Balanced between laid-back, meditative atmospherics and heavier, more aggressive lunges, Blue Heron’s cruising jams and gritty stoner romps call to mind echoes of Kyuss, Clutch and Monster Magnet, as well as modern contemporaries Valley of the Sun and Greenleaf.
Full of rhythmic intensity, sledgehammer riffing and vocals ranging from clean and moody to howling and raw, 'Everything Fades' covers a wide expanse of musical ground that shows how familiar influences can always be molded into inventive, exciting new forms.
Surrounded by endless horizons, Blue Heron formed in 2018 out of a compulsion to fill the vastness with massive volume, saturating their piece of desert with rolling, thunderous riffs, drums that pummel and swing, deep, thrumming tones and vocals that rip and roar.
Everything Fades by Blue Heron
Blue Heron’s guitarist and singer were founding members of Spiritu, possibly Albuquerque, New Mexico's first desert rock band, whose brief burn in the early aughts included a Jack Endino-produced LP, a European tour with Clutch, Spiritual Beggars and Dozer, and a compilation appearance alongside Entombed and Mastodon.

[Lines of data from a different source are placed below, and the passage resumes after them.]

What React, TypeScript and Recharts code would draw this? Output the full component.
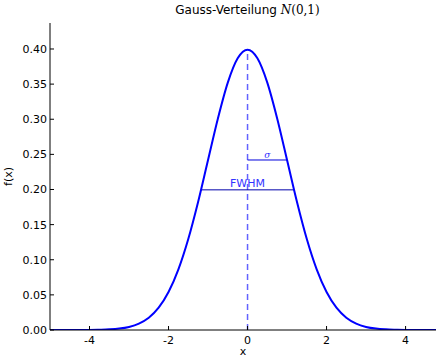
import React from 'react';
import { LineChart, Line, XAxis, YAxis, ReferenceLine } from 'recharts';

const xValues = [-5, -4.75, -4.5, -4.25, -4, -3.75, -3.5, -3.25, -3, -2.75, -2.5, -2.25, -2, -1.75, -1.5, -1.25, -1, -0.75, -0.5, -0.25, 0, 0.25, 0.5, 0.75, 1, 1.25, 1.5, 1.75, 2, 2.25, 2.5, 2.75, 3, 3.25, 3.5, 3.75, 4, 4.25, 4.5, 4.75, 5];
const fValues = [0, 0, 0, 0.0001, 0.0001, 0.0004, 0.0009, 0.002, 0.0044, 0.0091, 0.0175, 0.0317, 0.054, 0.0863, 0.1295, 0.1826, 0.242, 0.3011, 0.3521, 0.3867, 0.3989, 0.3867, 0.3521, 0.3011, 0.242, 0.1826, 0.1295, 0.0863, 0.054, 0.0317, 0.0175, 0.0091, 0.0044, 0.002, 0.0009, 0.0004, 0.0001, 0.0001, 0, 0, 0];
const xTicks = [-4, -2, 0, 2, 4];
const yTicks = [0, 0.05, 0.1, 0.15, 0.2, 0.25, 0.3, 0.35, 0.4];
const peak = 0.3989;
const sigma = 1;
const halfWidth = 1.1774;
const halfMax = 0.1995;

const data = xValues.map((x, i) => ({ x, f: fValues[i] }));

const FONT = 'DejaVu Sans, sans-serif';

const BottomTick = (props: any) => {
  const { x, y, payload } = props;
  return (
    <g>
      <line x1={x} y1={y} x2={x} y2={y - 4} stroke="#000" strokeWidth={1} />
      <text x={x} y={y + 13.5} textAnchor="middle" fontSize={11} fontFamily={FONT} fill="#000">
        {payload.value}
      </text>
    </g>
  );
};

const TopTick = (props: any) => {
  const { x, y } = props;
  return <line x1={x} y1={y} x2={x} y2={y + 4} stroke="#000" strokeWidth={1} />;
};

const LeftTick = (props: any) => {
  const { x, y, payload } = props;
  return (
    <g>
      <line x1={x} y1={y} x2={x + 4} y2={y} stroke="#000" strokeWidth={1} />
      <text x={x - 3} y={y + 4} textAnchor="end" fontSize={11} fontFamily={FONT} fill="#000">
        {Number(payload.value).toFixed(2)}
      </text>
    </g>
  );
};

export default function App() {
  return (
    <div style={{ position: 'absolute', left: 0, top: 0, width: 436, height: 358, overflow: 'hidden', background: '#fff' }}>
      <div
        style={{
          position: 'absolute',
          left: 247.5,
          top: 2,
          transform: 'translateX(-50%)',
          whiteSpace: 'nowrap',
          fontFamily: FONT,
          fontSize: 12,
          lineHeight: '16px',
        }}
      >
        Gauss-Verteilung{' '}
        <span style={{ fontFamily: 'DejaVu Serif, serif', fontStyle: 'italic' }}>N</span>
        <span style={{ fontFamily: 'DejaVu Serif, serif' }}>(0,1)</span>
      </div>
      <LineChart width={436} height={358} data={data} margin={{ top: 23, right: 0, bottom: 0, left: 0 }}>
        <XAxis
          dataKey="x"
          type="number"
          domain={[-5, 4.77]}
          allowDataOverflow
          ticks={xTicks}
          tickSize={0}
          tickMargin={0}
          tickLine={false}
          tick={<BottomTick />}
          axisLine={{ stroke: '#000', strokeWidth: 1 }}
          height={28}
          label={{ value: 'x', position: 'insideBottom', offset: 3, fontSize: 11, fontFamily: FONT, fill: '#000' }}
        />
        <XAxis
          xAxisId="top"
          dataKey="x"
          type="number"
          orientation="top"
          domain={[-5, 4.77]}
          allowDataOverflow
          ticks={xTicks}
          tickSize={0}
          tickMargin={0}
          tickLine={false}
          tick={<TopTick />}
          axisLine={{ stroke: '#000', strokeWidth: 1 }}
          height={0}
        />
        <YAxis
          type="number"
          domain={[0, 0.437]}
          allowDataOverflow
          ticks={yTicks}
          tickSize={0}
          tickMargin={0}
          tickLine={false}
          tick={<LeftTick />}
          axisLine={{ stroke: '#000', strokeWidth: 1 }}
          width={50}
          label={{ value: 'f(x)', angle: -90, position: 'insideLeft', offset: 8, fontSize: 11, fontFamily: FONT, fill: '#000', style: { textAnchor: 'middle' } }}
        />
        <ReferenceLine
          segment={[{ x: 0, y: 0 }, { x: 0, y: peak }]}
          stroke="#6262ff"
          strokeWidth={1.5}
          strokeDasharray="6 4"
          ifOverflow="extendDomain"
        />
        <ReferenceLine
          segment={[{ x: 0, y: fValues[24] }, { x: sigma, y: fValues[24] }]}
          stroke="#0000dd"
          strokeWidth={1}
          label={{ value: 'σ', position: 'top', offset: 2, fontSize: 9, fontStyle: 'italic', fontFamily: 'DejaVu Serif, serif', fill: '#3333ff' }}
        />
        <ReferenceLine
          segment={[{ x: -halfWidth, y: halfMax }, { x: halfWidth, y: halfMax }]}
          stroke="#0000aa"
          strokeWidth={1}
          label={{ value: 'FWHM', position: 'top', offset: 3, fontSize: 11, fontFamily: FONT, fill: '#3333ff' }}
        />
        <Line
          type="monotone"
          dataKey="f"
          stroke="#0000ff"
          strokeWidth={2}
          dot={false}
          activeDot={false}
          isAnimationActive={false}
        />
      </LineChart>
    </div>
  );
}
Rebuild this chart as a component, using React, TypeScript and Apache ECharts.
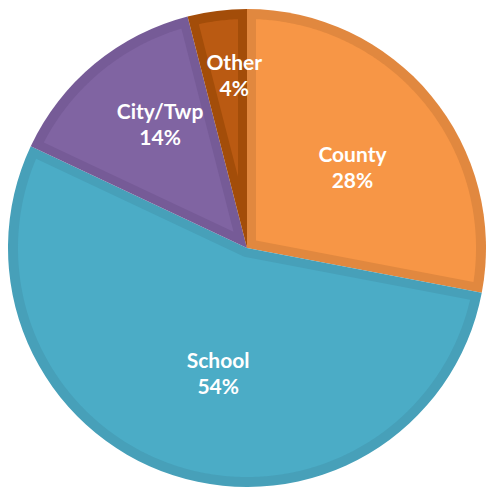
import React, { useEffect, useRef } from "react";
import * as echarts from "echarts";

// ---- data ----
const CATEGORIES = ["County", "School", "City/Twp", "Other"];
const VALUES = [28, 54, 14, 4];

// ---- styling ----
const FILL_COLORS = ["#F79646", "#4BACC6", "#8064A2", "#BA5A12"];
const EDGE_COLORS = ["#E1883F", "#47A0B9", "#765B97", "#A34D09"];
// label placement: fraction of radius along slice bisector, plus small angular nudge (deg)
const LABEL_RADIUS = [0.557, 0.536, 0.634, 0.728];
const LABEL_NUDGE = [2, -5, 4.6, 3];

const CX = 247;
const CY = 248;
const R = 239;
const EDGE_W = 9; // inner border thickness along radial edges
const EDGE_OUTER = 10; // inner border thickness along the arc

export default function App() {
  const ref = useRef<HTMLDivElement>(null);

  useEffect(() => {
    if (!ref.current) return;
    const chart = echarts.init(ref.current, undefined, { renderer: "svg" });
    const total = VALUES.reduce((a, b) => a + b, 0);
    const cum: number[] = [];
    let acc = 0;
    VALUES.forEach((v) => {
      cum.push(acc);
      acc += v;
    });

    const renderItem = (params: any) => {
      const i = params.dataIndex;
      const a0 = -Math.PI / 2 + (2 * Math.PI * cum[i]) / total;
      const a1 = -Math.PI / 2 + (2 * Math.PI * (cum[i] + VALUES[i])) / total;
      const th = a1 - a0;
      const m = (a0 + a1) / 2;
      const d = EDGE_W;
      const s = d / Math.sin(th / 2);
      const px = CX + s * Math.cos(m);
      const py = CY + s * Math.sin(m);
      const rho = R - EDGE_OUTER;
      const delta = Math.asin(d / rho);
      const start = a0 + delta;
      const end = a1 - delta;
      const steps = Math.max(4, Math.ceil(((end - start) * 180) / Math.PI / 0.5));
      const pts: number[][] = [[px, py]];
      for (let k = 0; k <= steps; k++) {
        const a = start + ((end - start) * k) / steps;
        pts.push([CX + rho * Math.cos(a), CY + rho * Math.sin(a)]);
      }
      const la = m + (LABEL_NUDGE[i] * Math.PI) / 180;
      const lr = LABEL_RADIUS[i] * R;
      const pct = Math.round((VALUES[i] / total) * 100);
      return {
        type: "group",
        children: [
          {
            type: "polygon",
            z2: 5,
            shape: { points: pts },
            style: { fill: FILL_COLORS[i], lineWidth: 0 },
            silent: true,
          },
          {
            type: "text",
            z2: 10,
            style: {
              text: `${CATEGORIES[i]}\n${pct}%`,
              x: CX + lr * Math.cos(la),
              y: CY + lr * Math.sin(la),
              fill: "#ffffff",
              fontFamily: "Lato",
              fontWeight: "bold",
              fontSize: 21,
              lineHeight: 26,
              align: "center",
              verticalAlign: "middle",
            },
          },
        ],
      };
    };

    chart.setOption({
      animation: false,
      backgroundColor: "#ffffff",
      series: [
        {
          type: "pie",
          z: 1,
          center: [CX, CY],
          radius: R,
          startAngle: 90,
          clockwise: true,
          silent: true,
          label: { show: false },
          labelLine: { show: false },
          itemStyle: { borderWidth: 0 },
          data: CATEGORIES.map((name, i) => ({
            name,
            value: VALUES[i],
            itemStyle: { color: EDGE_COLORS[i] },
          })),
        },
        {
          type: "custom",
          z: 5,
          coordinateSystem: "none",
          silent: true,
          renderItem,
          data: VALUES.map((v, i) => [v, i]),
        },
      ],
    });
    return () => chart.dispose();
  }, []);

  return (
    <div
      ref={ref}
      style={{ position: "absolute", left: 0, top: 0, width: 487, height: 489 }}
    />
  );
}
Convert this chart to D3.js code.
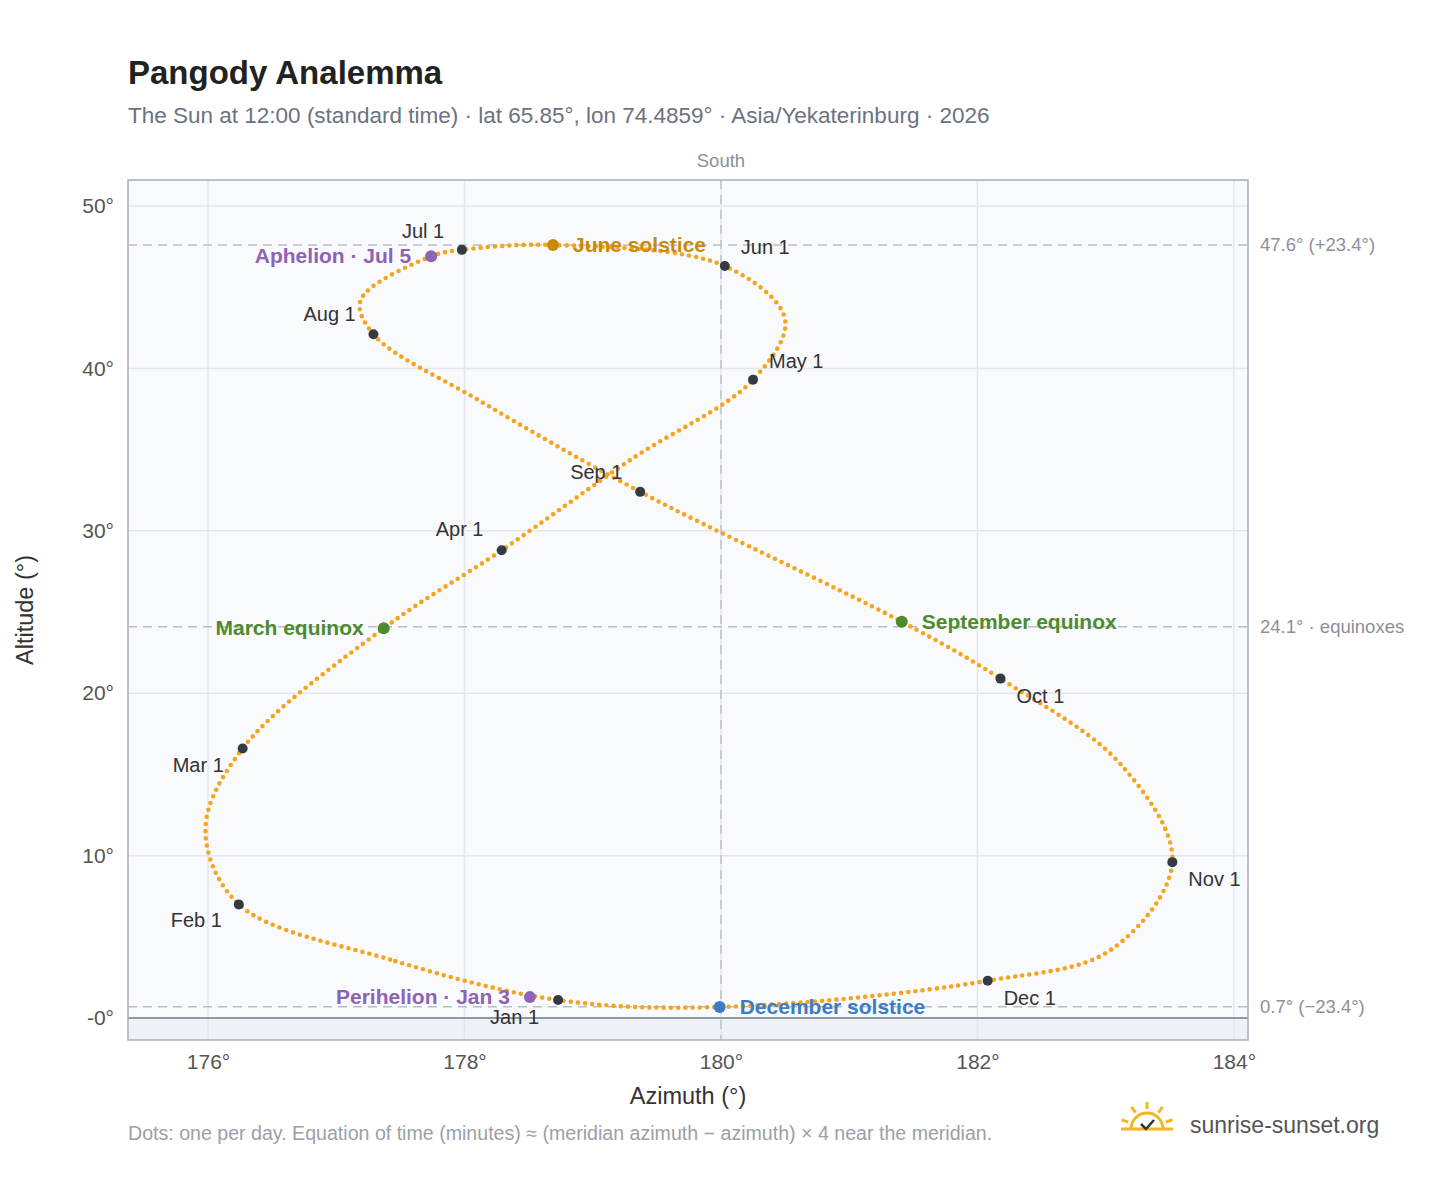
<!DOCTYPE html>
<html><head><meta charset="utf-8">
<script src="https://cdn.jsdelivr.net/npm/d3@7"></script>
<style>body{margin:0;background:#fff;font-family:"Liberation Sans",Arial,sans-serif}</style>
</head><body><svg id="c" width="1448" height="1188"></svg>
<script>
// path points (date, azimuth, altitude)
const days = ['Jan 1','Jan 15','Feb 1','Feb 15','Mar 1','Mar 20','Apr 1','Apr 15','May 1','May 15','Jun 1','Jun 21','Jul 1','Jul 5','Jul 25','Aug 1','Aug 15','Sep 1','Sep 22','Oct 1','Oct 15','Nov 1','Nov 15','Dec 1','Dec 21'];
const azim = [178.73,177.42,176.24,175.98,176.27,177.37,178.29,179.30,180.25,180.50,180.03,178.69,177.98,177.74,177.19,177.29,178.12,179.37,181.41,182.18,183.12,183.52,183.04,182.08,179.99];
const alti = [1.11,3.6,7.0,11.6,16.6,24.0,28.8,34.4,39.3,43.0,46.3,47.6,47.3,46.9,44.2,42.1,38.0,32.4,24.4,20.9,15.6,9.6,4.2,2.3,0.68];

const monthNames = ['Jan 1','Feb 1','Mar 1','Apr 1','May 1','Jun 1','Jul 1','Aug 1','Sep 1','Oct 1','Nov 1','Dec 1'];
const monthLabelOff = [[-68,24],[-68,23],[-70,24],[-66,-14],[16,-12],[16,-12],[-60,-12],[-70,-13],[-70,-13],[16,24],[16,24],[16,24]];
const events = [
  {d:'Jan 3', az:178.51, al:1.29, name:'Perihelion · Jan 3', c:'#8e62b5', side:'l'},
  {d:'Mar 20', az:177.37, al:24.0, name:'March equinox', c:'#4f8a2e', side:'l'},
  {d:'Jun 21', az:178.69, al:47.6, name:'June solstice', c:'#c98a0c', side:'r'},
  {d:'Jul 5', az:177.74, al:46.9, name:'Aphelion · Jul 5', c:'#8e62b5', side:'l'},
  {d:'Sep 22', az:181.41, al:24.4, name:'September equinox', c:'#4f8a2e', side:'r'},
  {d:'Dec 21', az:179.99, al:0.68, name:'December solstice', c:'#3b7cc4', side:'r'}
];
const refLines = [[47.6,'47.6° (+23.4°)'],[24.1,'24.1° · equinoxes'],[0.7,'0.7° (−23.4°)']];
const yTicks = [0,10,20,30,40,50];
const xTicks = [176,178,180,182,184];

const svg = d3.select('#c');
const L=128,R=1248,T=180,B=1040;
const x = d3.scaleLinear().domain([175.376,184.11]).range([L,R]);
const y = d3.scaleLinear().domain([-1.35,51.6]).range([B,T]);

svg.append('text').attr('x',128).attr('y',84).attr('font-size',33).attr('font-weight','bold').attr('fill','#222').text('Pangody Analemma');
svg.append('text').attr('x',128).attr('y',123).attr('font-size',22.5).attr('fill','#6b7280').text('The Sun at 12:00 (standard time) · lat 65.85°, lon 74.4859° · Asia/Yekaterinburg · 2026');

svg.append('rect').attr('x',L).attr('y',T).attr('width',R-L).attr('height',B-T).attr('fill','#f8fafd');
svg.append('rect').attr('x',L).attr('y',y(0)).attr('width',R-L).attr('height',B-y(0)).attr('fill','#eef2f6');

const g = svg.append('g');
g.selectAll('.gx').data(xTicks).join('line').attr('x1',x).attr('x2',x).attr('y1',T).attr('y2',B).attr('stroke','#e3e7ec').attr('stroke-width',1.5);
g.selectAll('.gy').data(yTicks).join('line').attr('y1',y).attr('y2',y).attr('x1',L).attr('x2',R).attr('stroke','#e3e7ec').attr('stroke-width',1.5);

refLines.forEach(([v,t])=>{
  svg.append('line').attr('x1',L).attr('x2',R).attr('y1',y(v)).attr('y2',y(v)).attr('stroke','#b9bec6').attr('stroke-width',1.5).attr('stroke-dasharray','9 6');
  svg.append('text').attr('x',1260).attr('y',y(v)+6).attr('font-size',18.5).attr('fill','#8b9099').text(t);
});
svg.append('line').attr('x1',x(180)).attr('x2',x(180)).attr('y1',T).attr('y2',B).attr('stroke','#b9c3cf').attr('stroke-width',1.5).attr('stroke-dasharray','9 6');
svg.append('text').attr('x',x(180)).attr('y',167).attr('text-anchor','middle').attr('font-size',18.5).attr('fill','#8b9099').text('South');
svg.append('line').attr('x1',L).attr('x2',R).attr('y1',y(0)).attr('y2',y(0)).attr('stroke','#8f99a6').attr('stroke-width',2);
svg.append('rect').attr('x',L).attr('y',T).attr('width',R-L).attr('height',B-T).attr('fill','none').attr('stroke','#a5aeb9').attr('stroke-width',1.5);

// axes
const ax = svg.append('g').attr('transform',`translate(0,${B})`).call(d3.axisBottom(x).tickValues(xTicks).tickFormat(d=>d+'°').tickSize(0).tickPadding(14));
const ay = svg.append('g').attr('transform',`translate(${L},0)`).call(d3.axisLeft(y).tickValues(yTicks).tickFormat(d=>(d===0?'-0':d)+'°').tickSize(0).tickPadding(14));
[ax,ay].forEach(a=>{a.select('.domain').remove();a.selectAll('text').attr('font-size',21).attr('fill','#555').attr('font-family','"Liberation Sans",Arial');});
svg.append('text').attr('x',688).attr('y',1104).attr('text-anchor','middle').attr('font-size',23.5).attr('fill','#333').text('Azimuth (°)');
svg.append('text').attr('transform','translate(33,610) rotate(-90)').attr('text-anchor','middle').attr('font-size',23.5).attr('fill','#333').text('Altitude (°)');

// analemma as dotted curve
const pts = azim.map((a,i)=>[x(a),y(alti[i])]);
svg.append('path').attr('d',d3.line().curve(d3.curveCatmullRomClosed.alpha(0.5))(pts))
  .attr('fill','none').attr('stroke','#f5a51c').attr('stroke-width',4.6).attr('stroke-linecap','round').attr('stroke-dasharray','0 7.2');

// month markers
monthNames.forEach((m,k)=>{
  const i = days.indexOf(m);
  const px=x(azim[i]), py=y(alti[i]);
  svg.append('circle').attr('cx',px).attr('cy',py).attr('r',5).attr('fill','#333a44');
  svg.append('text').attr('x',px+monthLabelOff[k][0]).attr('y',py+monthLabelOff[k][1]).attr('font-size',20).attr('fill','#333').text(m);
});
events.forEach(e=>{
  const px=x(e.az), py=y(e.al);
  svg.append('circle').attr('cx',px).attr('cy',py).attr('r',6).attr('fill',e.c);
  svg.append('text').attr('x',e.side==='r'?px+20:px-20).attr('y',py+7).attr('text-anchor',e.side==='r'?'start':'end')
    .attr('font-size',21).attr('font-weight','bold').attr('fill',e.c).text(e.name);
});

svg.append('text').attr('x',128).attr('y',1140).attr('font-size',19.6).attr('fill','#9aa0a8').text('Dots: one per day. Equation of time (minutes) ≈ (meridian azimuth − azimuth) × 4 near the meridian.');
// logo
const lg = svg.append('g').attr('transform','translate(1147,1125)');
lg.append('path').attr('d','M-16,4 A16,16 0 0 1 16,4').attr('fill','none').attr('stroke','#f5b81c').attr('stroke-width',3);
[-70,-35,0,35,70].forEach(a=>{const r=Math.PI*(a-90)/180;lg.append('line').attr('x1',Math.cos(r)*20).attr('y1',Math.sin(r)*20+4).attr('x2',Math.cos(r)*27).attr('y2',Math.sin(r)*27+4).attr('stroke','#f5b81c').attr('stroke-width',3);});
lg.append('line').attr('x1',-26).attr('x2',26).attr('y1',4).attr('y2',4).attr('stroke','#f5b81c').attr('stroke-width',3);
lg.append('path').attr('d','M-6,-1 L-1,4 L7,-5').attr('fill','none').attr('stroke','#333').attr('stroke-width',2.5);
svg.append('text').attr('x',1190).attr('y',1133).attr('font-size',23).attr('fill','#555').text('sunrise-sunset.org');
</script></body></html>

Their debut LP "Ephemeral" arrived in May of 2022 via Kozmik Artifactz in Europe and Seeing Red Records in the USA. Substantial appreciation in the underground led to performances at Ripplefest Texas and Monolith on the Mesa and opening slots for The Well, Elder, Black Mountain, Ruby the Hatchet, Howling Giant, Heavy Temple and The Obsessed, along with a swath of positive reviews throughout the heavy media.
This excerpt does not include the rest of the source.